Ausgangspunkt ist das Race Class Narrative (RCN), ein Werkzeug der politischen Kommunikationsforschung. Das RCN dreht den Spieß um: „Statt moralisch zu predigen oder in Schnappatmung zu verfallen“, schreiben Janka Schubart und Arthur Martin, werde herausgearbeitet, wie autoritäre Kräfte profitieren, wenn wir uns spalten. Die Formel dagegen sei simpel: „Verbindende Werte betonen, den Spaltungsversuch entlarven und dann Lösungen fordern, die allen nützen.“
Drumherum reflektieren vier Autor:innen über damit zusammenhängende Fragen. Laut der Journalistin Gilda Sahebi vermittelten heutige Debatten etwa den Eindruck, es ginge allein um richtig oder falsch, die Entscheidung zwischen zwei Seiten. Das führe zu einer „affektiven“, also emotionalen Polarisierung (deren wirkmächtigste Formel ist die „Wir gegen sie“,-Erzählung), während es bei vielen grundlegenden Fragen geringere Differenzen gebe als erwartet.

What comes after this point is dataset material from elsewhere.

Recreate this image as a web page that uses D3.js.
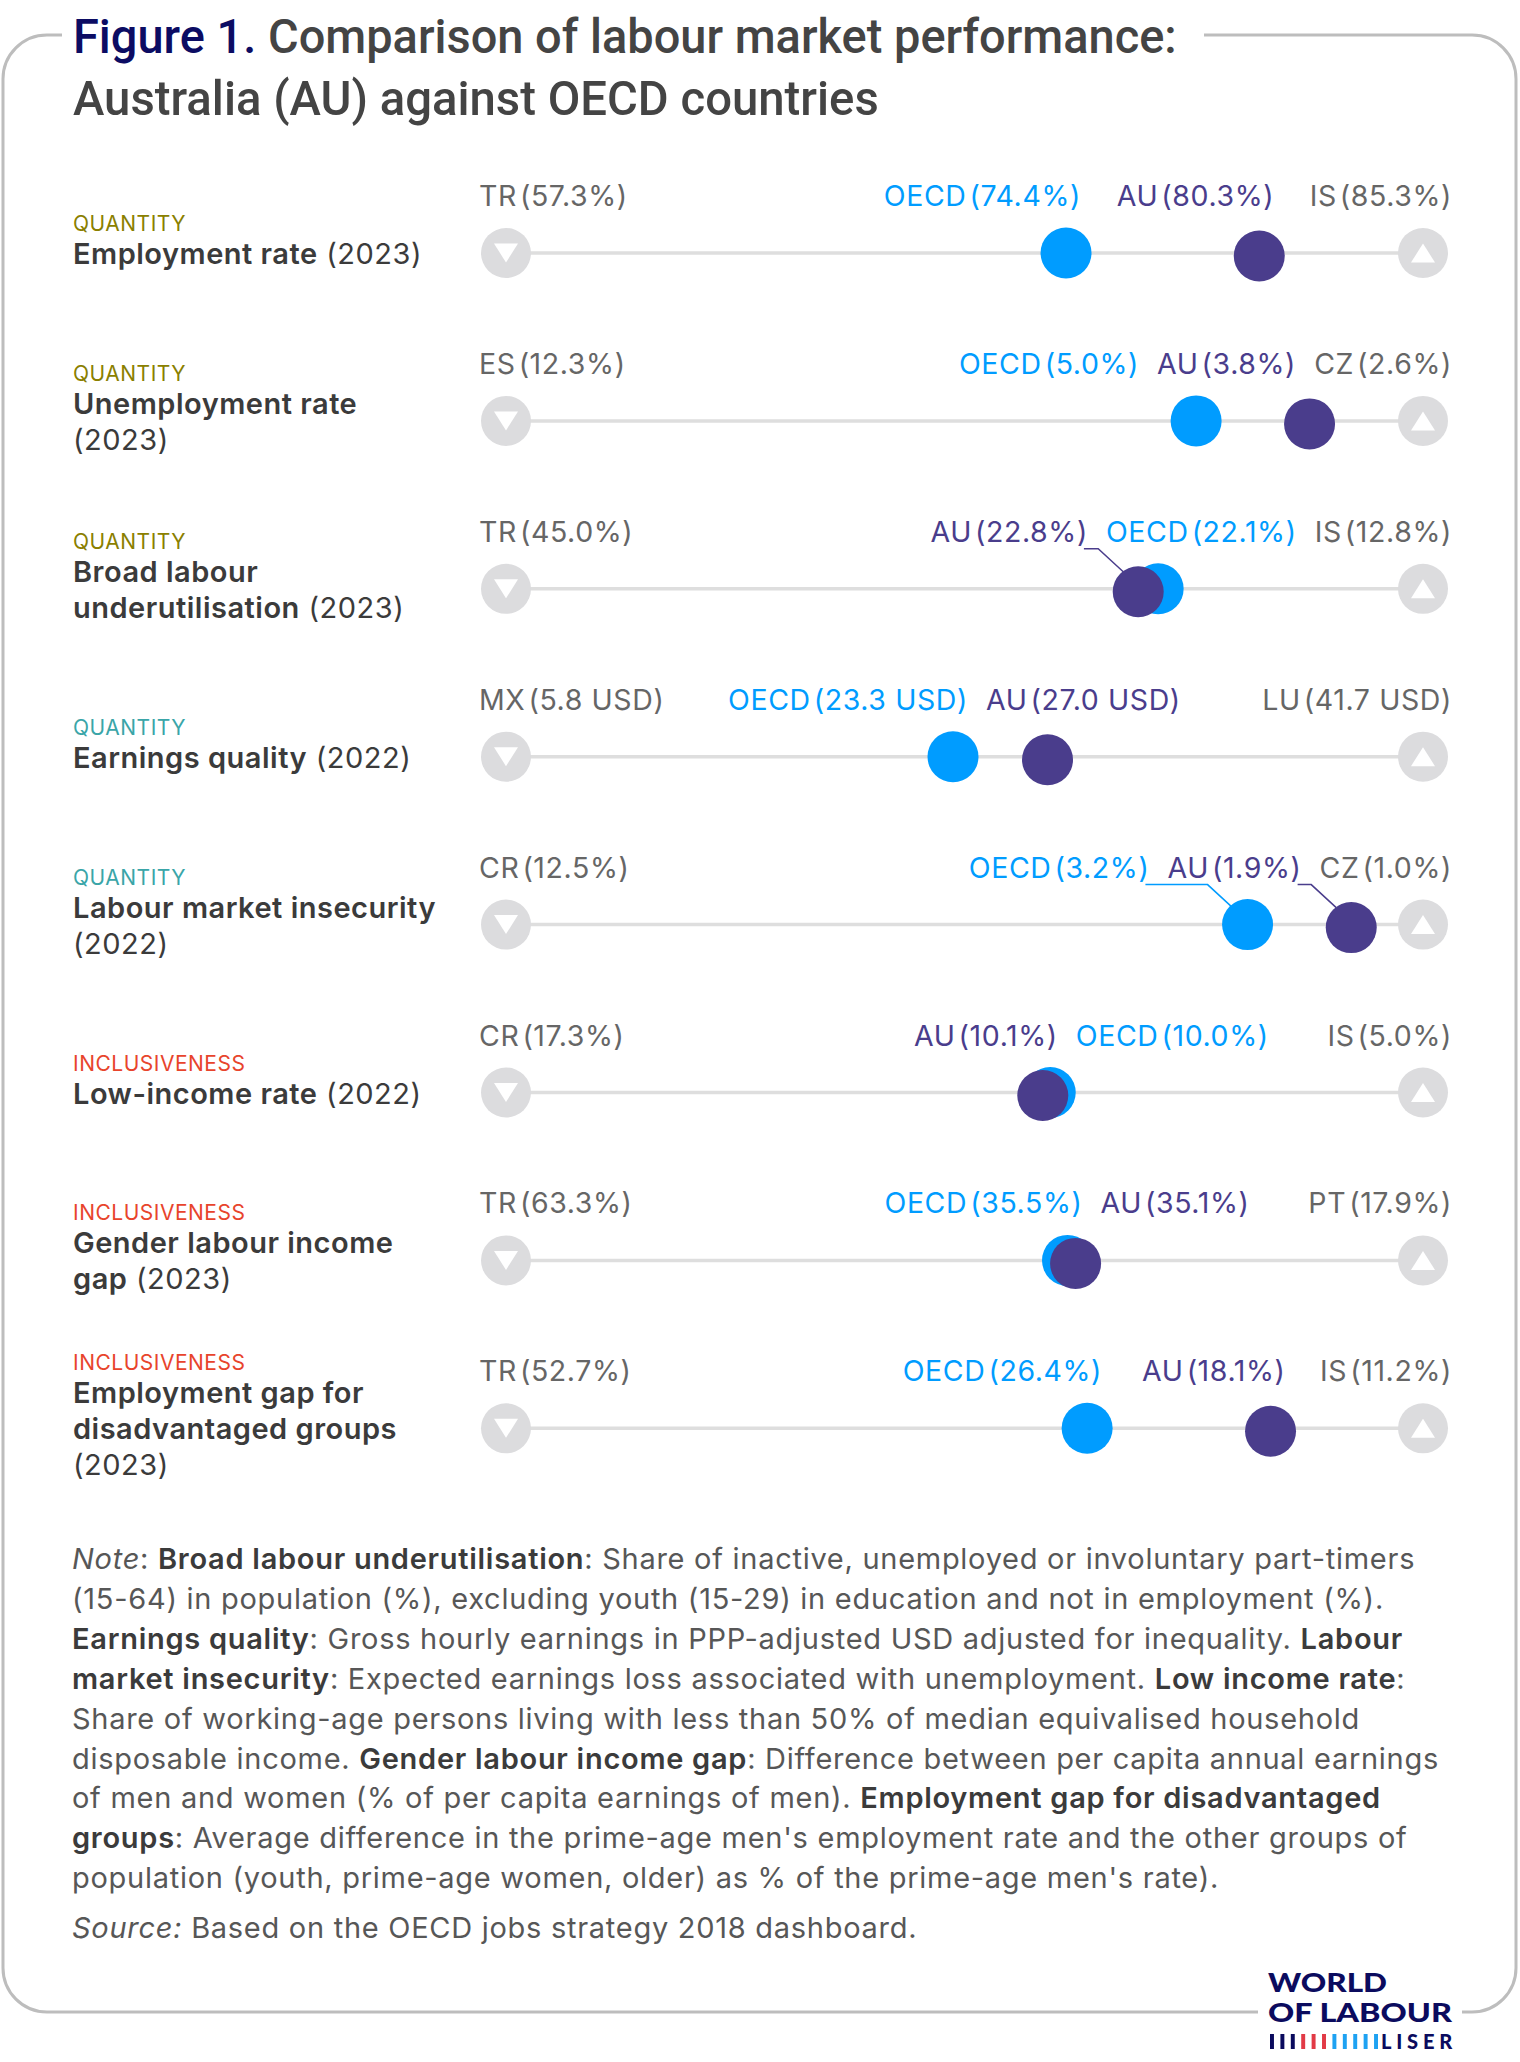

Der Pädagoge, Autor und Aktivist Burak Yılmaz fordert darum auch, dass wir endlich mehr darüber sprechen, was die Menschen wirklich bewegt: faire Löhne, bezahlbare Mieten, ein Leben in Würde.
Die Journalistin und Autorin Alice Hasters betont indes die weitreichenden Folgen, die bei uns im Westen getroffene Entscheidungen weltweit haben. Während wir die ganze Zeit von Freiheit sprechen, werde gleichzeitig eine unmenschliche Politik umgesetzt, die anderswo systematisch Tote zur Folge hat. Hasters schlägt daher vor, „diejenigen, die das Leben anderer missachten“, bei uns „vom Verhandlungstisch auszuschließen“.
Abschließend nimmt sich Max Czollek die deutsche Erinnerungskultur vor: Laut des Publizisten sei das Diktum „Nie wieder“ von einem Anlass für ehrliche Selbstkritik zu einer „Legitimierung diskriminierender Einstellungen“ geworden. Es brauche daher neue Praktiken eines sich selbstkritisch hinterfragenden „Nie wieder ist jetzt“ – von jedem und ab sofort. Das könne die Aufarbeitung der eigenen Familiengeschichte ebenso sein wie ein Widerruf, wenn irgendwer öffentlich völkische Ideologie verbreitet.
Das Ganze stellt sich Czollek in einem spielerischen Setting vor, das dann Anwendung findet, wenn Menschenverachtendes geäußert wird. Wobei jede Kritik an einem Anderen stets mit Selbstkritik verbunden ist. Damit es am Ende, hofft Czollek, doch noch ein „konstruktives Familienfest“ werde.